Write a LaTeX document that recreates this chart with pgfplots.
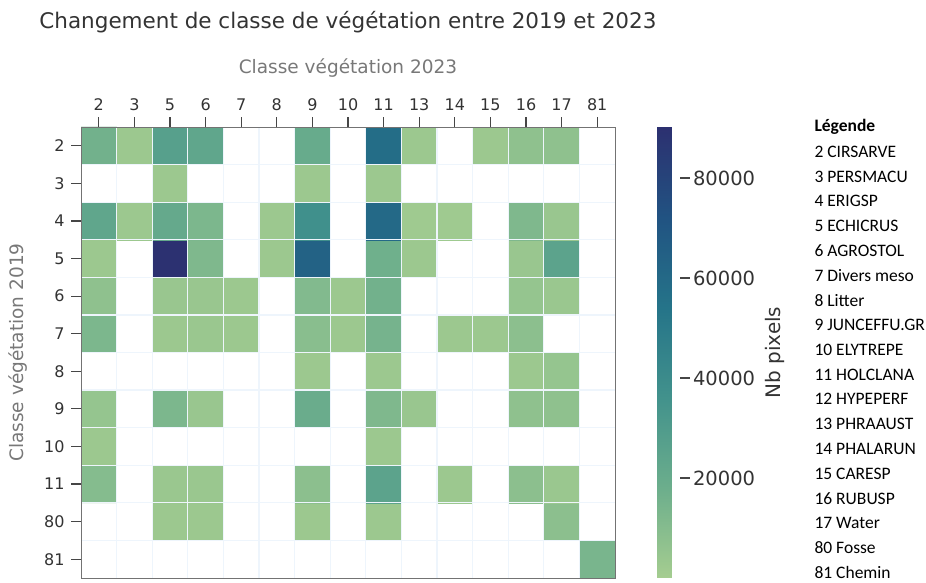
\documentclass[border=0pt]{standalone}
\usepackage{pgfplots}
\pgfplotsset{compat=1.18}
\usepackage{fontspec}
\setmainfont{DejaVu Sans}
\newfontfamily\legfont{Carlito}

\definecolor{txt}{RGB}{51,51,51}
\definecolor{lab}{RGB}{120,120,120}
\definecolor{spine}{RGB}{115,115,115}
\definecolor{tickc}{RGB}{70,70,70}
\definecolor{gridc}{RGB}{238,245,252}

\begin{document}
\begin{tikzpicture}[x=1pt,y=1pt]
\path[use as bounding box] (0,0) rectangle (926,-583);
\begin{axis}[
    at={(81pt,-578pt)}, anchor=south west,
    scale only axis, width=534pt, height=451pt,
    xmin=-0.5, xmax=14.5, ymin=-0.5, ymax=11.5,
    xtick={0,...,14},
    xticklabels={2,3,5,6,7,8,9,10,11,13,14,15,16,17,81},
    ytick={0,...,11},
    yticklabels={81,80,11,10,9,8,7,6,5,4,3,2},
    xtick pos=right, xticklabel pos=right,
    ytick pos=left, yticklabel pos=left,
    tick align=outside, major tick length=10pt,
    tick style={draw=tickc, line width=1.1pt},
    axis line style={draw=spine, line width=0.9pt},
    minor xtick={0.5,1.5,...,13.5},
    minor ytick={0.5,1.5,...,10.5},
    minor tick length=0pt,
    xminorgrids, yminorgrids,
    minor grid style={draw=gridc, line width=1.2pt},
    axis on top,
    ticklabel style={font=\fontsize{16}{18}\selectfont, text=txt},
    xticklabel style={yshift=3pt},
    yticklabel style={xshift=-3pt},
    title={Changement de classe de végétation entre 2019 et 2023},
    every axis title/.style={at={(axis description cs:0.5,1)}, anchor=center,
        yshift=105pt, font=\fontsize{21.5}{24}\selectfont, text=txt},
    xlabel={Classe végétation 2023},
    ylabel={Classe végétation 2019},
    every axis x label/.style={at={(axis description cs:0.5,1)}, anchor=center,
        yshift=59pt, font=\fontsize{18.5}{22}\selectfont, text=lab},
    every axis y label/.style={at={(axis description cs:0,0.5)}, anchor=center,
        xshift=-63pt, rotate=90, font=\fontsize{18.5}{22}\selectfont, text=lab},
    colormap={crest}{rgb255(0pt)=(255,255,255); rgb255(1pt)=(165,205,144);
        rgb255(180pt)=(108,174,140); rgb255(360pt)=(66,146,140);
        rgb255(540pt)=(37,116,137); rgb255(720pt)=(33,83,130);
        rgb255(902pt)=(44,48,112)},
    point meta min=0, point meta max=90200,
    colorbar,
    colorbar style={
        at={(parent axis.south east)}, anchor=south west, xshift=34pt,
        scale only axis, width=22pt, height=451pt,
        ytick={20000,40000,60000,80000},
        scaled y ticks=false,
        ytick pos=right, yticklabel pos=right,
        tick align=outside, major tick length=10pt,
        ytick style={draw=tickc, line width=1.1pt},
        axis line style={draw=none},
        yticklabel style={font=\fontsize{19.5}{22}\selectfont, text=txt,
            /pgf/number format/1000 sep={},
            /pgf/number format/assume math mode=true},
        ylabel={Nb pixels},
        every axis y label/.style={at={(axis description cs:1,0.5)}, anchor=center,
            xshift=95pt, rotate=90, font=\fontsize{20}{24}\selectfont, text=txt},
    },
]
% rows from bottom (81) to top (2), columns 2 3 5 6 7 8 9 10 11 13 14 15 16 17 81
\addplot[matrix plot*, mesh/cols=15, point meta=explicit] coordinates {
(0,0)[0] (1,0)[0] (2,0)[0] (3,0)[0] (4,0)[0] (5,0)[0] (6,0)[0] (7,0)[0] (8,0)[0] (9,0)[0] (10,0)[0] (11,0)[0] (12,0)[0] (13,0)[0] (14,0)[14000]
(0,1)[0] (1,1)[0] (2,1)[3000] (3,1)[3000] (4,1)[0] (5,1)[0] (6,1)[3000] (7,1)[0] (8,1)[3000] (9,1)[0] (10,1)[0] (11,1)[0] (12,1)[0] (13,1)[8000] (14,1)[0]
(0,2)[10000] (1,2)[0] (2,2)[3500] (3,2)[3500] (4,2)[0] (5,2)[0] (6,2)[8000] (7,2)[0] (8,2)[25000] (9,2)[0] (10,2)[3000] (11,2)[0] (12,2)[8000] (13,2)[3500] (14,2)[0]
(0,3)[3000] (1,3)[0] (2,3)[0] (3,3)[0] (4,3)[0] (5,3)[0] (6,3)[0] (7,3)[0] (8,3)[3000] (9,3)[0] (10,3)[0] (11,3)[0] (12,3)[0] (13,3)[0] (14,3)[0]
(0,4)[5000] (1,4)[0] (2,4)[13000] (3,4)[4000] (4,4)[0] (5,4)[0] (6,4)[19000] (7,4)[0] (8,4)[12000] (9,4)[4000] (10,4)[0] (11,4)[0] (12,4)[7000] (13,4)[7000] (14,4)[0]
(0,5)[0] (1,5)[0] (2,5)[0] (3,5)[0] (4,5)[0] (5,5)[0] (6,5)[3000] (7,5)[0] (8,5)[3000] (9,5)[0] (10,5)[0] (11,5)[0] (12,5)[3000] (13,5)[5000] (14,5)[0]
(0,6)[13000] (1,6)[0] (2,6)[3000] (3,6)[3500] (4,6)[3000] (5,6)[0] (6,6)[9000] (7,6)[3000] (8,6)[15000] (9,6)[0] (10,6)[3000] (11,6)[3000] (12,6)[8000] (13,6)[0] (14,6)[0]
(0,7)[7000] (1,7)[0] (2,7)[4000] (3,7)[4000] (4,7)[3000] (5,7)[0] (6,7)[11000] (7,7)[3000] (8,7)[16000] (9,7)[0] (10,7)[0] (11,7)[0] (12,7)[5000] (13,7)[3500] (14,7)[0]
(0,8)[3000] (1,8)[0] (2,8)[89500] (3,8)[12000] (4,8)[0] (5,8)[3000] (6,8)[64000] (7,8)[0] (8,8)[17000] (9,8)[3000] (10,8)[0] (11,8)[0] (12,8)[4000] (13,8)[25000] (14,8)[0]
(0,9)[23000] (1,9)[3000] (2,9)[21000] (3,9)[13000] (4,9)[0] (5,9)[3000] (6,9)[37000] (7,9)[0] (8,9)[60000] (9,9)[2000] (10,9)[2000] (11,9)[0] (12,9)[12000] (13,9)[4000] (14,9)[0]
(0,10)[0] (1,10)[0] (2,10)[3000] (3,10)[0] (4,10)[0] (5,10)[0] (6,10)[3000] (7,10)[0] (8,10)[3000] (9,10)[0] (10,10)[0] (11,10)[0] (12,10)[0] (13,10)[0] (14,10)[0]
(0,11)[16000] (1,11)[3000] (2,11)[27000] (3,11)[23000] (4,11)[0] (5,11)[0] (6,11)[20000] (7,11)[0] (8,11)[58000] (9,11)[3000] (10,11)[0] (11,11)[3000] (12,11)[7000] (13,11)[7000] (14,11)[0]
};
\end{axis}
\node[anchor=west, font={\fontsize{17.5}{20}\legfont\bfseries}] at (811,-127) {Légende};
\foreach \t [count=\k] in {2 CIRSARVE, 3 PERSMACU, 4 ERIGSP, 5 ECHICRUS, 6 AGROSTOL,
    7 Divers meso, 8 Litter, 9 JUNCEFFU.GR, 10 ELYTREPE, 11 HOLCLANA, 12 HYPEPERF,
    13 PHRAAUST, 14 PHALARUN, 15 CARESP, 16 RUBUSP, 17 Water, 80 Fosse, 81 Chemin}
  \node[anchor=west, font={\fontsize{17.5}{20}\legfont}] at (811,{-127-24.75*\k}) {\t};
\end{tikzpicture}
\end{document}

--

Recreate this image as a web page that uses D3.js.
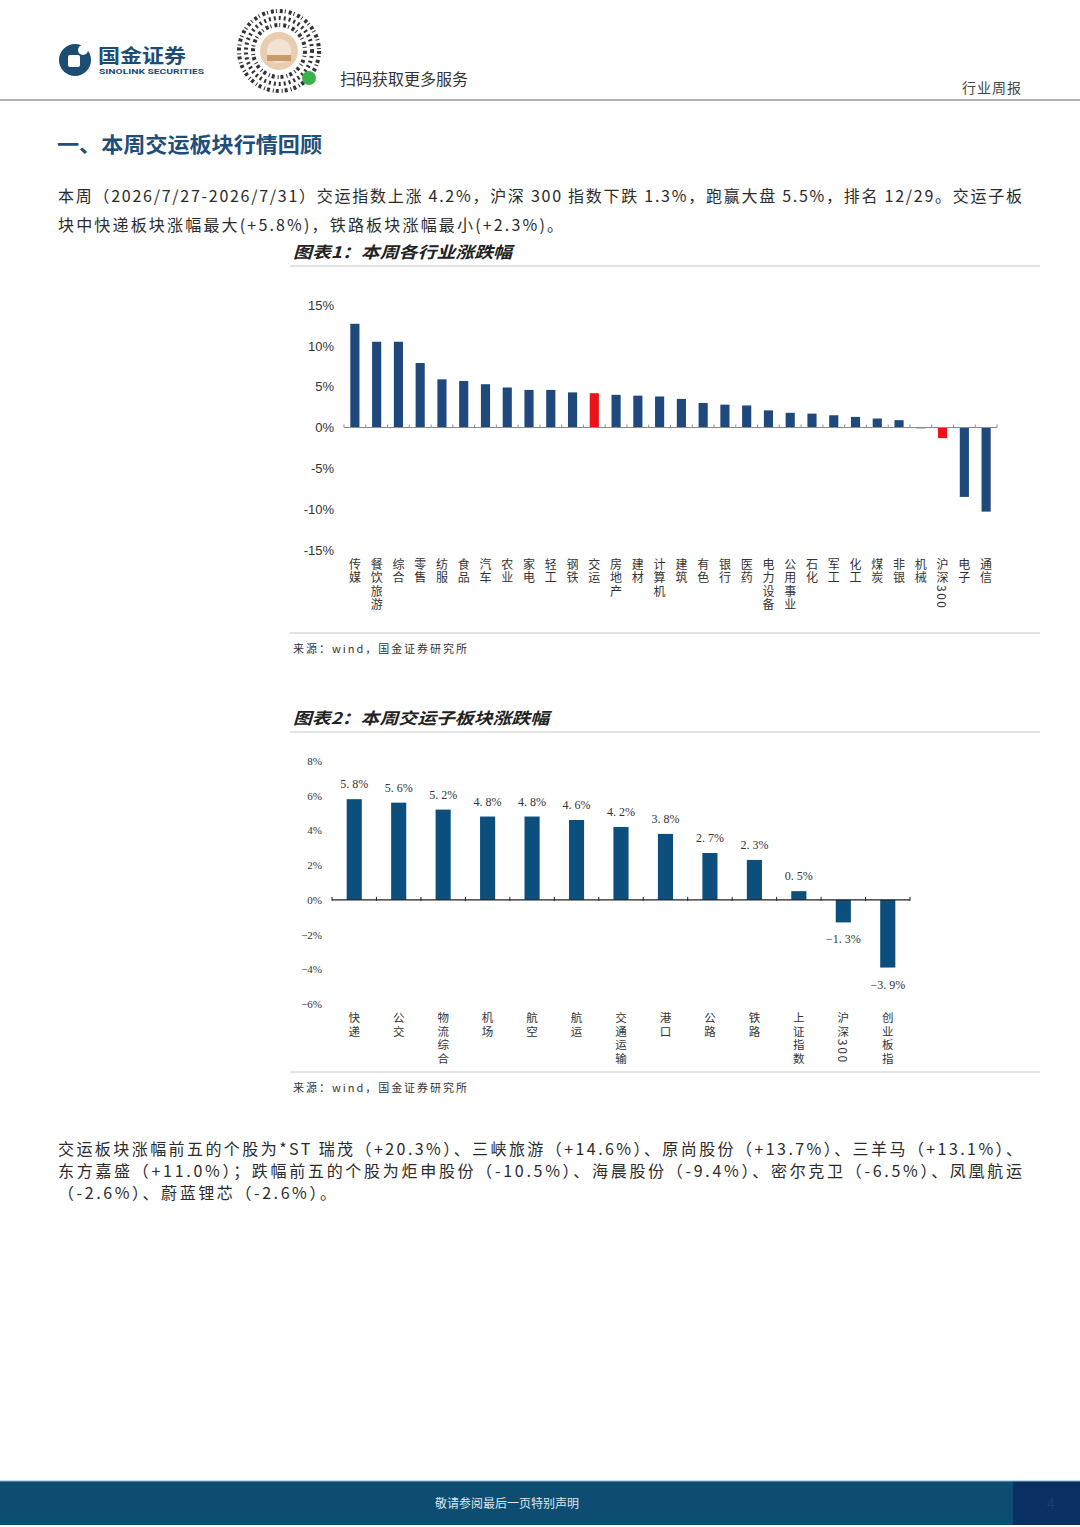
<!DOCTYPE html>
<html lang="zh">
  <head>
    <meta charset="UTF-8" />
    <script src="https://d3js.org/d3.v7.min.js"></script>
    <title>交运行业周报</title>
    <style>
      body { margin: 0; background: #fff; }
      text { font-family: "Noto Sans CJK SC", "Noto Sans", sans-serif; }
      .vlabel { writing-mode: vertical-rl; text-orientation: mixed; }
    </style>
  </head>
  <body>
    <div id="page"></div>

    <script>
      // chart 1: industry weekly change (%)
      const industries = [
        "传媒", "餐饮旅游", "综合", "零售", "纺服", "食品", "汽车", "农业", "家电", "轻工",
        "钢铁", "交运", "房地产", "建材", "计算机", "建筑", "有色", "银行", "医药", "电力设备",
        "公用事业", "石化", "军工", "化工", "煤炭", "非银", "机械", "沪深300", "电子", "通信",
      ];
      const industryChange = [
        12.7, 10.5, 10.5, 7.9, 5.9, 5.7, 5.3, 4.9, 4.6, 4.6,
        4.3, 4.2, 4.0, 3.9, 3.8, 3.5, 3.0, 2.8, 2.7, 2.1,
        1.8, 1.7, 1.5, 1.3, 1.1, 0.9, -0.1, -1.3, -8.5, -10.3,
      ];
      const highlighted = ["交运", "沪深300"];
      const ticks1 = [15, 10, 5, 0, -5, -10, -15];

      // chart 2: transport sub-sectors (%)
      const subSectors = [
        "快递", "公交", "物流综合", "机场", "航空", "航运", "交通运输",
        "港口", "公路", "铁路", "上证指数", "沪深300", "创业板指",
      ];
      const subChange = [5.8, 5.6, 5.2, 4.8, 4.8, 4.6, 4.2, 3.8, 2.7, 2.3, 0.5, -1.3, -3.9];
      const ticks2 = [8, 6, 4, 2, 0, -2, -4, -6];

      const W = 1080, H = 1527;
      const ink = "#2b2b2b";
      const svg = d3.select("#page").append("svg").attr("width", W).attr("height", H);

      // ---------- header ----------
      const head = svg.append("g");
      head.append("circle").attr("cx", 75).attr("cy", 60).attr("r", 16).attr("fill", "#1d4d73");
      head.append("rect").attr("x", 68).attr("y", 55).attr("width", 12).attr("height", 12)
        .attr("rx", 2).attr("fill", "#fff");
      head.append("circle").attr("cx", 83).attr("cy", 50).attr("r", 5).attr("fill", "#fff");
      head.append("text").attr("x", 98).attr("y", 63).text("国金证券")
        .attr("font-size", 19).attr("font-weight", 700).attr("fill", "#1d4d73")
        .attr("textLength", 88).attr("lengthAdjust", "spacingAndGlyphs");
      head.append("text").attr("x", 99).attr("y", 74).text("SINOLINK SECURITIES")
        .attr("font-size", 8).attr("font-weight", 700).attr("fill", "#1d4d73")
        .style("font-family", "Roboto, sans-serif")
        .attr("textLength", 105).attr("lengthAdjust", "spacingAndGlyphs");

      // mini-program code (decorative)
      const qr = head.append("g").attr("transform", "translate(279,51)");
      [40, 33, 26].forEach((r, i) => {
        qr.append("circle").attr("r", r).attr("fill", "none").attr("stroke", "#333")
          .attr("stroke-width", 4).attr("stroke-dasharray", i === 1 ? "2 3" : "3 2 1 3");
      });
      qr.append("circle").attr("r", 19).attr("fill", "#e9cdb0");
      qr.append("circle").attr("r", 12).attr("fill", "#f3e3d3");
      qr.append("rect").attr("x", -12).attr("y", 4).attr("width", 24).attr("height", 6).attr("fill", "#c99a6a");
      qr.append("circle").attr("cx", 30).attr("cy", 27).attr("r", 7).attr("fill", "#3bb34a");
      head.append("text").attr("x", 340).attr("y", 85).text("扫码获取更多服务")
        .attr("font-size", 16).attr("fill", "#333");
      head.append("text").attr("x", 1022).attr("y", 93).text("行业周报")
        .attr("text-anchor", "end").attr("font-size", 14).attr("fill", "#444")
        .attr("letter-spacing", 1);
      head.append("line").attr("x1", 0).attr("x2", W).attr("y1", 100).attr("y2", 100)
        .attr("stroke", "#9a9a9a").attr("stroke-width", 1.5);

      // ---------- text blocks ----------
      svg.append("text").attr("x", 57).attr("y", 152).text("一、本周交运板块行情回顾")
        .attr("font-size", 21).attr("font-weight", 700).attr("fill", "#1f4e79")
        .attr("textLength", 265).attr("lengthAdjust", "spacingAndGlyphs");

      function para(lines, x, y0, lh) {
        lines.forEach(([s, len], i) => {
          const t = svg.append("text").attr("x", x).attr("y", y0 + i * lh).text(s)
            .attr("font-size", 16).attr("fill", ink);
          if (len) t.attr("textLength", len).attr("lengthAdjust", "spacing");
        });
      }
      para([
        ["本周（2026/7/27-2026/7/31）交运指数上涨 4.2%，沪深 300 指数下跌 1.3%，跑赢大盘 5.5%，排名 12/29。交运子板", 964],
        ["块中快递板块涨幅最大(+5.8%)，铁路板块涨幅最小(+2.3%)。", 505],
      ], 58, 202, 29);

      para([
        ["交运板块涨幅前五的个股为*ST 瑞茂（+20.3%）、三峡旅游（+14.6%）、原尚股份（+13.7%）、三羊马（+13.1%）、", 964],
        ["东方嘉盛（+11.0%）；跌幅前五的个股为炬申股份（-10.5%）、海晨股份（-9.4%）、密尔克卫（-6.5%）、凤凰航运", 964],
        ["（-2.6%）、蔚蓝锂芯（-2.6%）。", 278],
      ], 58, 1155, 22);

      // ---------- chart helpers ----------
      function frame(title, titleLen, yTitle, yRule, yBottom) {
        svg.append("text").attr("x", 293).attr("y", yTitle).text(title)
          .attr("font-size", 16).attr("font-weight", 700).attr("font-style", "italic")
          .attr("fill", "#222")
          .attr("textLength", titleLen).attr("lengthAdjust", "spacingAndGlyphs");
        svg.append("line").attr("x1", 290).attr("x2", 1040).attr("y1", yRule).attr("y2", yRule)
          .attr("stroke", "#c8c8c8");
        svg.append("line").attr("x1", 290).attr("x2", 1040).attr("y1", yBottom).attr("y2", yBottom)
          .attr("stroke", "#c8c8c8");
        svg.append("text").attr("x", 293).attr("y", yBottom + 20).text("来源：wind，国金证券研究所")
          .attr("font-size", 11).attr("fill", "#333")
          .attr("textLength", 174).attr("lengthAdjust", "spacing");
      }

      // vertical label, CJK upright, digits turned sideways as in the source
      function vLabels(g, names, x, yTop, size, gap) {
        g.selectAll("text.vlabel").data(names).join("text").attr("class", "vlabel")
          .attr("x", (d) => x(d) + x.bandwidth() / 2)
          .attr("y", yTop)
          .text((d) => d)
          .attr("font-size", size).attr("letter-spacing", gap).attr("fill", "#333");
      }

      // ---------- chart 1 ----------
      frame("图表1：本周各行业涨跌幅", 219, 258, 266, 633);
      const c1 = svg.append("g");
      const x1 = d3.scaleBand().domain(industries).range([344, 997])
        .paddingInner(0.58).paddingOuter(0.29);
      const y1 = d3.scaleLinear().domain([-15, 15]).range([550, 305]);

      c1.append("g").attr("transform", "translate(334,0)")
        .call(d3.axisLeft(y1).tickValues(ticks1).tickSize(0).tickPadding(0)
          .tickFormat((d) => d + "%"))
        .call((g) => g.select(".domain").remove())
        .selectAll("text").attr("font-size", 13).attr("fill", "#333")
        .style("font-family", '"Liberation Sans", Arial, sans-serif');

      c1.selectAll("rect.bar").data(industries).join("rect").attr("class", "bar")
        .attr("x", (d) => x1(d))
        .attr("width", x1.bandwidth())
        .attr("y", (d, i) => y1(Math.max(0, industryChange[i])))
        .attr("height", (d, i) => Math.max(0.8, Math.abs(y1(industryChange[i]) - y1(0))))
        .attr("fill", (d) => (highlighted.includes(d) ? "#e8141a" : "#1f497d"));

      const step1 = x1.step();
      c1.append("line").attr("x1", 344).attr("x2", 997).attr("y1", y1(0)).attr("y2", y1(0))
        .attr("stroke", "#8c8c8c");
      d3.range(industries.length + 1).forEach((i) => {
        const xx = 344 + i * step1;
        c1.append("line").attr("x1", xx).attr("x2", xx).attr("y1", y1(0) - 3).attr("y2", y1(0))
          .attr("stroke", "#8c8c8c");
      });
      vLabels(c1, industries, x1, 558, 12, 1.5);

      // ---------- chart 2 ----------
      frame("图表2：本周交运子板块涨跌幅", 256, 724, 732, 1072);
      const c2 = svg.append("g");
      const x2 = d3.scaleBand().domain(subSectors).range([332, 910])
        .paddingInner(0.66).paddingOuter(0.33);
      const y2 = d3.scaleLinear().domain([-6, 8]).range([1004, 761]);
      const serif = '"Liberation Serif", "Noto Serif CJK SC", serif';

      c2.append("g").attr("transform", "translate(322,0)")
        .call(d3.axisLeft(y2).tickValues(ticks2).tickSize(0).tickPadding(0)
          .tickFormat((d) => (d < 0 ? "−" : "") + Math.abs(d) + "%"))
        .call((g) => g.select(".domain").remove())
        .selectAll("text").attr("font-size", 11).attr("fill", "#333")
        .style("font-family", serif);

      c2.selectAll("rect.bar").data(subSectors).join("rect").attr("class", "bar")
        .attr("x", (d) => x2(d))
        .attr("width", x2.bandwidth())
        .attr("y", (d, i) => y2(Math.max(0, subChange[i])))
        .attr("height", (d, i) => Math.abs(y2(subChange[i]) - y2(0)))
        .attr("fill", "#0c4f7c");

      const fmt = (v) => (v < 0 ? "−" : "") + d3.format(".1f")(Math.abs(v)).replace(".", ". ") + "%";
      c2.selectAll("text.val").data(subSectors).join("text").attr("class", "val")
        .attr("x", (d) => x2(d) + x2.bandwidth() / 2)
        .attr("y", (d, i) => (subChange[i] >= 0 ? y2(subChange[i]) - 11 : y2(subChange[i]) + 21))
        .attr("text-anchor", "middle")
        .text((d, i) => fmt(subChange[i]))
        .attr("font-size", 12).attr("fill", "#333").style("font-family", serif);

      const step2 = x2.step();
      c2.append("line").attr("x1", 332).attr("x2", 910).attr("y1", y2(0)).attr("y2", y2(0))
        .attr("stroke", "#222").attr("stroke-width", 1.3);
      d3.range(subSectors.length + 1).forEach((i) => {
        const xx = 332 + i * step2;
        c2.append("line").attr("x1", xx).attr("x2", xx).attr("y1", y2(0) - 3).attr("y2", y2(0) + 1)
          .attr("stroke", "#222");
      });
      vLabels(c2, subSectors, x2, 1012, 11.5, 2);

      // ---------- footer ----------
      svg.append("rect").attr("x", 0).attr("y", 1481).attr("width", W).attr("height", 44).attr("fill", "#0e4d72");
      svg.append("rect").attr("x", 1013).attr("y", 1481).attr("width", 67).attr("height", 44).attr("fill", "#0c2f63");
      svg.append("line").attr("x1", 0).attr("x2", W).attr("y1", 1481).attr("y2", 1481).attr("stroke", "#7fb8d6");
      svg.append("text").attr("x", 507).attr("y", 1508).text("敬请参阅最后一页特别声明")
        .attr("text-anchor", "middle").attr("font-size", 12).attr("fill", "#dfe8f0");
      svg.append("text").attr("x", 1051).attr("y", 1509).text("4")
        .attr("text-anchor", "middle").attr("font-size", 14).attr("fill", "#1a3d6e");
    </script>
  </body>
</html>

> _GOAL_
Among the entries above, how many lines hold the string "chart"? Respond with nothing but the number.

> _EXERCISE OUTPUT_
6